Property, plant, and equipment normally include items such as land and buildings, motor vehicles, furniture, office equipment, computers, fixtures and fittings, and plant and machinery. These often receive favorable tax treatment (depreciation allowance) over short-term assets.

Intangible assets are defined as identifiable, non-monetary assets that cannot be seen, touched or physically measured. They are created through time and effort, and are identifiable as a separate asset. There are two primary forms of intangibles - legal intangibles (such as trade secrets (e. g., customer lists), copyrights, patents, and trademarks) and competitive intangibles (such as knowledge activities (know-how, knowledge), collaboration activities, leverage activities, and structural activities). The intangible asset "goodwill" reflects the difference between the firm's net assets and its market value; the amount is first recorded at time of acquisition. The additional value of the firm in excess of its net assets usually reflects the company's reputation, talent pool, and other attributes that separate it from the competition. Goodwill must be tested for impairment on an annual basis and adjusted if the firm's market value has changed.

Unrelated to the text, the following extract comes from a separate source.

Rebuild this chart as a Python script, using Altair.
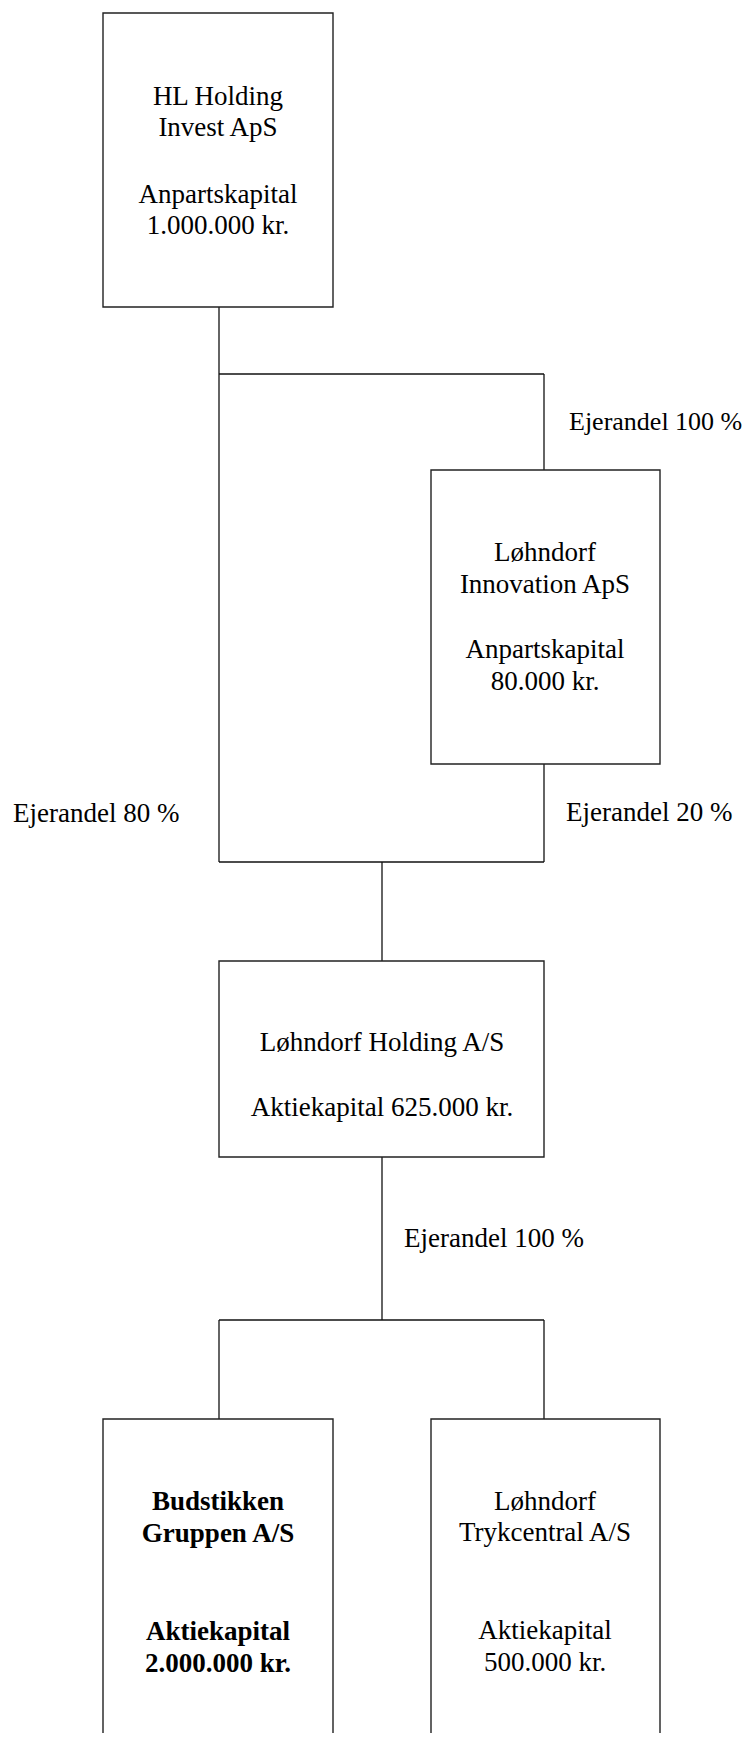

Investments accounted for by using the equity method are 20-50% stake investments in other companies. The investor keeps such equities as an asset on the balance sheet. The investor's proportional share of the associate company's net income increases the investment (and a net loss decreases the investment), and proportional payment of dividends decreases it. In the investor's income statement, the proportional share of the investee's net income or net loss is reported as a single-line item.